TUC report reveals racism but offers no answer

Published in Solidarity 562:

A TUC report, Dying on the job: racism and risk at work, has revealed the deep-seated racism that underlies the higher impact of Covid-19 on black and minority ethnic (BME) people, but its proposals fall well short of what is needed.

In the early days of the pandemic, it became clear that BME people were dying at a significantly greater rate. Compared with white people, black people are more than four times as likely to die from Covid-19, Bangladeshi and Pakistani people more than one-and-a-half times as likely.

While the government tried to portray this as a mystery requiring medical study, commentators pointed to the facts that proportionally more BME people work in frontline essential jobs and live in more populous areas, both bringing them into unavoidable contact with more people.

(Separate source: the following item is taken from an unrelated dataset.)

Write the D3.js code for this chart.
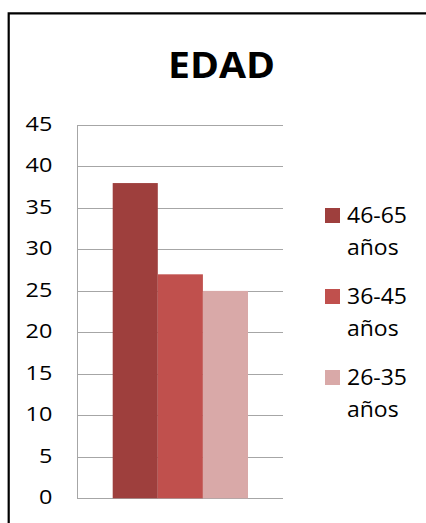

However, even within job and residential groupings, BME people are more likely to die. The TUC report, Dying On The Job: racism and risk at work , sets out some of the reasons why.

Some factors are measurable and relate to job security. Temporary, agency and zero-hours workers are significantly more vulnerable to work in unsafe conditions, as taking time off work would cause them to lose their income. BME workers are more than twice as likely to be on an agency contract, and nearly twice as like to be on a zero-hours contract, than white workers. One in thirteen BME workers is in a temporary job, compared with one in nineteen white workers. BME workers are over-represented in low-paid jobs, under-represented in high-paid jobs, and paid on average 3.8% less than white workers.

Other factors are less measurable but just as real. BME workers told the TUC of discrimination including: being given more dangerous work; not receiving adequate PPE even when white workers did; being made to continue attending the workplace while white workers were furloughed or allowed to work from home; being excessively scrutinised over sickness absence; and not being given support that their employer willingly gave to white workers.

But despite uncovering this damning evidence, the TUC’s answer largely comprises suggestions for more reports. It wants the government to publish a cross-departmental action plan and introduce mandatory ethnic pay-gap reporting; and employers to carry out risk assessments, establish ethnic monitoring systems, undertake workplace race equality audits, and set targets. All these measures would be welcome, but they are processes not results. It makes no difference to a black worker if their employer carries out a race equality audit but carries on hiring black workers through agencies to carry out menial work alongside better-paid, directly-employed white professionals.

The TUC makes one specific, concrete demand: a ban on zero-hour contracts. It does not demand a higher minimum wage; employers to remove proven racists from management roles; no more contracting-out in public services; public ownership of PPE production and distribution; or full pay during sickness absence or self-isolation.

Team TUC put together an impressive build-up move, but finished it by missing an open goal.